**What to work on**
Output the full listing below exactly, without the pictures.

**Given material**
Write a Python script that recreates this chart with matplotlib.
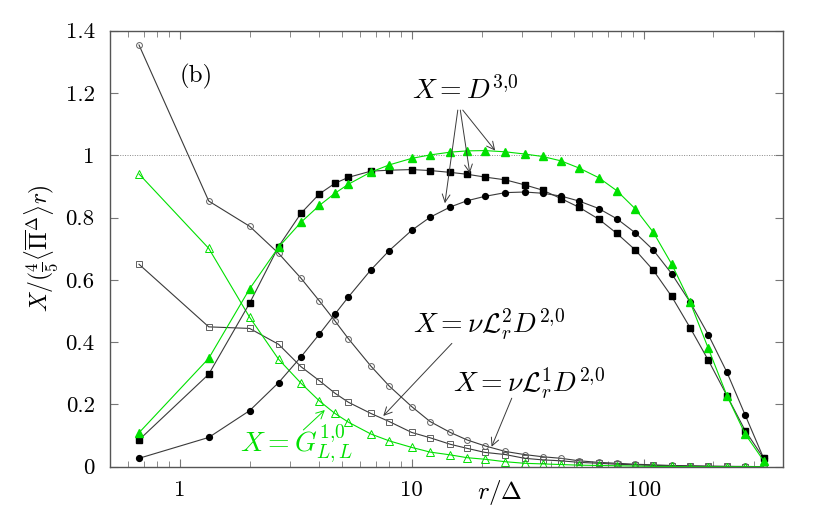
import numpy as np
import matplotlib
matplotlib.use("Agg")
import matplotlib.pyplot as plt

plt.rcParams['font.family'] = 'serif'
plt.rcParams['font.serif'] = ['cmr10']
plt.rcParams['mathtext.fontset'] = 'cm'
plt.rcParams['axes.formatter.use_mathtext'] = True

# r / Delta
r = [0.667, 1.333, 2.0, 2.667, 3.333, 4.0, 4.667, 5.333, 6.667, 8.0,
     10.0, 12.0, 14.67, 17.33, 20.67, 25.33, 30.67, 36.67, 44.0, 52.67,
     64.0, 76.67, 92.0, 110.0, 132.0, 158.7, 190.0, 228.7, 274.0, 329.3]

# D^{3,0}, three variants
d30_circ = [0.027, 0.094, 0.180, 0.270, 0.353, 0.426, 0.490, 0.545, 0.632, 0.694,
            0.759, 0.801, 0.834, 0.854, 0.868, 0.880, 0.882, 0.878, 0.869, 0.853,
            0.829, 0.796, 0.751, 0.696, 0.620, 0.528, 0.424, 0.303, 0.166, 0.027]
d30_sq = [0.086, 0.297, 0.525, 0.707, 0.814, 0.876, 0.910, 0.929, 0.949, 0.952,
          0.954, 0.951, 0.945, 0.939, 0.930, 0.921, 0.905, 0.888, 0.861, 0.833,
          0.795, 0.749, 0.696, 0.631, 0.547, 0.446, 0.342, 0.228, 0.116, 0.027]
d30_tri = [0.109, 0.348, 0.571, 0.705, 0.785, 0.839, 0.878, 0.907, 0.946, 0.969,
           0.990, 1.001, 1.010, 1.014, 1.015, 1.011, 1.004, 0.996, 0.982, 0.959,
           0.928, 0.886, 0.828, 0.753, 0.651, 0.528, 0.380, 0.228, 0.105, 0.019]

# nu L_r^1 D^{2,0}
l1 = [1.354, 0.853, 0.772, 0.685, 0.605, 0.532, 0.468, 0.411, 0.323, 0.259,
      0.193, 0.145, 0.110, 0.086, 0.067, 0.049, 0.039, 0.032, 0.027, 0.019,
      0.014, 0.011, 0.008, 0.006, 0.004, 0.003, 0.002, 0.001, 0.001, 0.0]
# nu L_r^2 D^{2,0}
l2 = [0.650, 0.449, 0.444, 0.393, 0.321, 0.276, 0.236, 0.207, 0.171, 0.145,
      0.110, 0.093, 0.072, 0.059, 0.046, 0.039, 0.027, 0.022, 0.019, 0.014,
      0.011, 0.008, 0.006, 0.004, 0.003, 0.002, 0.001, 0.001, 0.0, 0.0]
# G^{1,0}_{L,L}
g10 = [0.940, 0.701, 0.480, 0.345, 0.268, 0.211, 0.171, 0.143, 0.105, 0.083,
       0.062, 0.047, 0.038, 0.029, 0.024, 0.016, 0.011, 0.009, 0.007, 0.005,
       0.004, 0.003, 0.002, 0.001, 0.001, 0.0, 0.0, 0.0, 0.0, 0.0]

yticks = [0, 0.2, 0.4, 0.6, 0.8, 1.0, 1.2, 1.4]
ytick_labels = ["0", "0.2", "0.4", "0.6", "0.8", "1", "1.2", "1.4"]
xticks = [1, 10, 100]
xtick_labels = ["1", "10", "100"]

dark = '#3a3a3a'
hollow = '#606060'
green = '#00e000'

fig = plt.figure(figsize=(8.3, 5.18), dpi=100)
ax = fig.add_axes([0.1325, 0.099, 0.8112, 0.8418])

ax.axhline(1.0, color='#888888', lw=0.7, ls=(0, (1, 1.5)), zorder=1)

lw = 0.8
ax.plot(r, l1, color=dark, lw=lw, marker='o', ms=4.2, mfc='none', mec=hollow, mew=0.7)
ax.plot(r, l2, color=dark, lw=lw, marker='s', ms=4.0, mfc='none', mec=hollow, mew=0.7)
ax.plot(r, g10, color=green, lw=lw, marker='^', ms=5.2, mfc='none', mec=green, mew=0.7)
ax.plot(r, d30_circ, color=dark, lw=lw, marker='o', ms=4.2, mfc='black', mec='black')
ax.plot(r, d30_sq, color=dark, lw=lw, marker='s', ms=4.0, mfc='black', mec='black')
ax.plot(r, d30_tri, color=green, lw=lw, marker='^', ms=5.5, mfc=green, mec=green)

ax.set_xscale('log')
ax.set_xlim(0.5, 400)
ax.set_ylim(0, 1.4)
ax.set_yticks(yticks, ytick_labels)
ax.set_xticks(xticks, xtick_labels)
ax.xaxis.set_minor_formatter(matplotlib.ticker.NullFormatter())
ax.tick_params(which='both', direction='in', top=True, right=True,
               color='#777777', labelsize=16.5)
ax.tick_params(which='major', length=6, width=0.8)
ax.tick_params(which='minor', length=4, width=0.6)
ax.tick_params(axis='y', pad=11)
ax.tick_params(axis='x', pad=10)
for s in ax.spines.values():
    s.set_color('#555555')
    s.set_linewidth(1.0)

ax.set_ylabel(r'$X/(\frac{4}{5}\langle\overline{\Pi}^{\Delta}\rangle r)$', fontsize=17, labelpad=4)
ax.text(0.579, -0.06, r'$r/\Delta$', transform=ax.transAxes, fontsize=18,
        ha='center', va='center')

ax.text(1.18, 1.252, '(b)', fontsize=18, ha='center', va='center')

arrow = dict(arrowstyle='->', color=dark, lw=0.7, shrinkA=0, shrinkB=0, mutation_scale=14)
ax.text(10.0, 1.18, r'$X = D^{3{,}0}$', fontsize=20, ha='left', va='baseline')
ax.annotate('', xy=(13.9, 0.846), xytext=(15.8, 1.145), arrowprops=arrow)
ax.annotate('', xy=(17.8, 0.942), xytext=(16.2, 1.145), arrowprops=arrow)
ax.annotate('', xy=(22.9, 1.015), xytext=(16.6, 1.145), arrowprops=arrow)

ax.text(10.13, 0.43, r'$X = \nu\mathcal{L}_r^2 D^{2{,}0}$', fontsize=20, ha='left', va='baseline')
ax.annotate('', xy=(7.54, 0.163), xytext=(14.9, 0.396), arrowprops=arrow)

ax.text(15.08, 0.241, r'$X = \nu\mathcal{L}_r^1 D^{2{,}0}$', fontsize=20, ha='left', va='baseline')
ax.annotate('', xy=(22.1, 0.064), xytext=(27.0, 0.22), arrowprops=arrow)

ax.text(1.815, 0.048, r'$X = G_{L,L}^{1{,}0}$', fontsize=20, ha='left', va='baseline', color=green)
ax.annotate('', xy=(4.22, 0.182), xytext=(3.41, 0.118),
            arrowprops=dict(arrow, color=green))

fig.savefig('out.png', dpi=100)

**Expected answer**
Write a Python script that recreates this chart with matplotlib.
import numpy as np
import matplotlib
matplotlib.use("Agg")
import matplotlib.pyplot as plt

plt.rcParams['font.family'] = 'serif'
plt.rcParams['font.serif'] = ['cmr10']
plt.rcParams['mathtext.fontset'] = 'cm'
plt.rcParams['axes.formatter.use_mathtext'] = True

# r / Delta
r = [0.667, 1.333, 2.0, 2.667, 3.333, 4.0, 4.667, 5.333, 6.667, 8.0,
     10.0, 12.0, 14.67, 17.33, 20.67, 25.33, 30.67, 36.67, 44.0, 52.67,
     64.0, 76.67, 92.0, 110.0, 132.0, 158.7, 190.0, 228.7, 274.0, 329.3]

# D^{3,0}, three variants
d30_circ = [0.027, 0.094, 0.180, 0.270, 0.353, 0.426, 0.490, 0.545, 0.632, 0.694,
            0.759, 0.801, 0.834, 0.854, 0.868, 0.880, 0.882, 0.878, 0.869, 0.853,
            0.829, 0.796, 0.751, 0.696, 0.620, 0.528, 0.424, 0.303, 0.166, 0.027]
d30_sq = [0.086, 0.297, 0.525, 0.707, 0.814, 0.876, 0.910, 0.929, 0.949, 0.952,
          0.954, 0.951, 0.945, 0.939, 0.930, 0.921, 0.905, 0.888, 0.861, 0.833,
          0.795, 0.749, 0.696, 0.631, 0.547, 0.446, 0.342, 0.228, 0.116, 0.027]
d30_tri = [0.109, 0.348, 0.571, 0.705, 0.785, 0.839, 0.878, 0.907, 0.946, 0.969,
           0.990, 1.001, 1.010, 1.014, 1.015, 1.011, 1.004, 0.996, 0.982, 0.959,
           0.928, 0.886, 0.828, 0.753, 0.651, 0.528, 0.380, 0.228, 0.105, 0.019]

# nu L_r^1 D^{2,0}
l1 = [1.354, 0.853, 0.772, 0.685, 0.605, 0.532, 0.468, 0.411, 0.323, 0.259,
      0.193, 0.145, 0.110, 0.086, 0.067, 0.049, 0.039, 0.032, 0.027, 0.019,
      0.014, 0.011, 0.008, 0.006, 0.004, 0.003, 0.002, 0.001, 0.001, 0.0]
# nu L_r^2 D^{2,0}
l2 = [0.650, 0.449, 0.444, 0.393, 0.321, 0.276, 0.236, 0.207, 0.171, 0.145,
      0.110, 0.093, 0.072, 0.059, 0.046, 0.039, 0.027, 0.022, 0.019, 0.014,
      0.011, 0.008, 0.006, 0.004, 0.003, 0.002, 0.001, 0.001, 0.0, 0.0]
# G^{1,0}_{L,L}
g10 = [0.940, 0.701, 0.480, 0.345, 0.268, 0.211, 0.171, 0.143, 0.105, 0.083,
       0.062, 0.047, 0.038, 0.029, 0.024, 0.016, 0.011, 0.009, 0.007, 0.005,
       0.004, 0.003, 0.002, 0.001, 0.001, 0.0, 0.0, 0.0, 0.0, 0.0]

yticks = [0, 0.2, 0.4, 0.6, 0.8, 1.0, 1.2, 1.4]
ytick_labels = ["0", "0.2", "0.4", "0.6", "0.8", "1", "1.2", "1.4"]
xticks = [1, 10, 100]
xtick_labels = ["1", "10", "100"]

dark = '#3a3a3a'
hollow = '#606060'
green = '#00e000'

fig = plt.figure(figsize=(8.3, 5.18), dpi=100)
ax = fig.add_axes([0.1325, 0.099, 0.8112, 0.8418])

ax.axhline(1.0, color='#888888', lw=0.7, ls=(0, (1, 1.5)), zorder=1)

lw = 0.8
ax.plot(r, l1, color=dark, lw=lw, marker='o', ms=4.2, mfc='none', mec=hollow, mew=0.7)
ax.plot(r, l2, color=dark, lw=lw, marker='s', ms=4.0, mfc='none', mec=hollow, mew=0.7)
ax.plot(r, g10, color=green, lw=lw, marker='^', ms=5.2, mfc='none', mec=green, mew=0.7)
ax.plot(r, d30_circ, color=dark, lw=lw, marker='o', ms=4.2, mfc='black', mec='black')
ax.plot(r, d30_sq, color=dark, lw=lw, marker='s', ms=4.0, mfc='black', mec='black')
ax.plot(r, d30_tri, color=green, lw=lw, marker='^', ms=5.5, mfc=green, mec=green)

ax.set_xscale('log')
ax.set_xlim(0.5, 400)
ax.set_ylim(0, 1.4)
ax.set_yticks(yticks, ytick_labels)
ax.set_xticks(xticks, xtick_labels)
ax.xaxis.set_minor_formatter(matplotlib.ticker.NullFormatter())
ax.tick_params(which='both', direction='in', top=True, right=True,
               color='#777777', labelsize=16.5)
ax.tick_params(which='major', length=6, width=0.8)
ax.tick_params(which='minor', length=4, width=0.6)
ax.tick_params(axis='y', pad=11)
ax.tick_params(axis='x', pad=10)
for s in ax.spines.values():
    s.set_color('#555555')
    s.set_linewidth(1.0)

ax.set_ylabel(r'$X/(\frac{4}{5}\langle\overline{\Pi}^{\Delta}\rangle r)$', fontsize=17, labelpad=4)
ax.text(0.579, -0.06, r'$r/\Delta$', transform=ax.transAxes, fontsize=18,
        ha='center', va='center')

ax.text(1.18, 1.252, '(b)', fontsize=18, ha='center', va='center')

arrow = dict(arrowstyle='->', color=dark, lw=0.7, shrinkA=0, shrinkB=0, mutation_scale=14)
ax.text(10.0, 1.18, r'$X = D^{3{,}0}$', fontsize=20, ha='left', va='baseline')
ax.annotate('', xy=(13.9, 0.846), xytext=(15.8, 1.145), arrowprops=arrow)
ax.annotate('', xy=(17.8, 0.942), xytext=(16.2, 1.145), arrowprops=arrow)
ax.annotate('', xy=(22.9, 1.015), xytext=(16.6, 1.145), arrowprops=arrow)

ax.text(10.13, 0.43, r'$X = \nu\mathcal{L}_r^2 D^{2{,}0}$', fontsize=20, ha='left', va='baseline')
ax.annotate('', xy=(7.54, 0.163), xytext=(14.9, 0.396), arrowprops=arrow)

ax.text(15.08, 0.241, r'$X = \nu\mathcal{L}_r^1 D^{2{,}0}$', fontsize=20, ha='left', va='baseline')
ax.annotate('', xy=(22.1, 0.064), xytext=(27.0, 0.22), arrowprops=arrow)

ax.text(1.815, 0.048, r'$X = G_{L,L}^{1{,}0}$', fontsize=20, ha='left', va='baseline', color=green)
ax.annotate('', xy=(4.22, 0.182), xytext=(3.41, 0.118),
            arrowprops=dict(arrow, color=green))

fig.savefig('out.png', dpi=100)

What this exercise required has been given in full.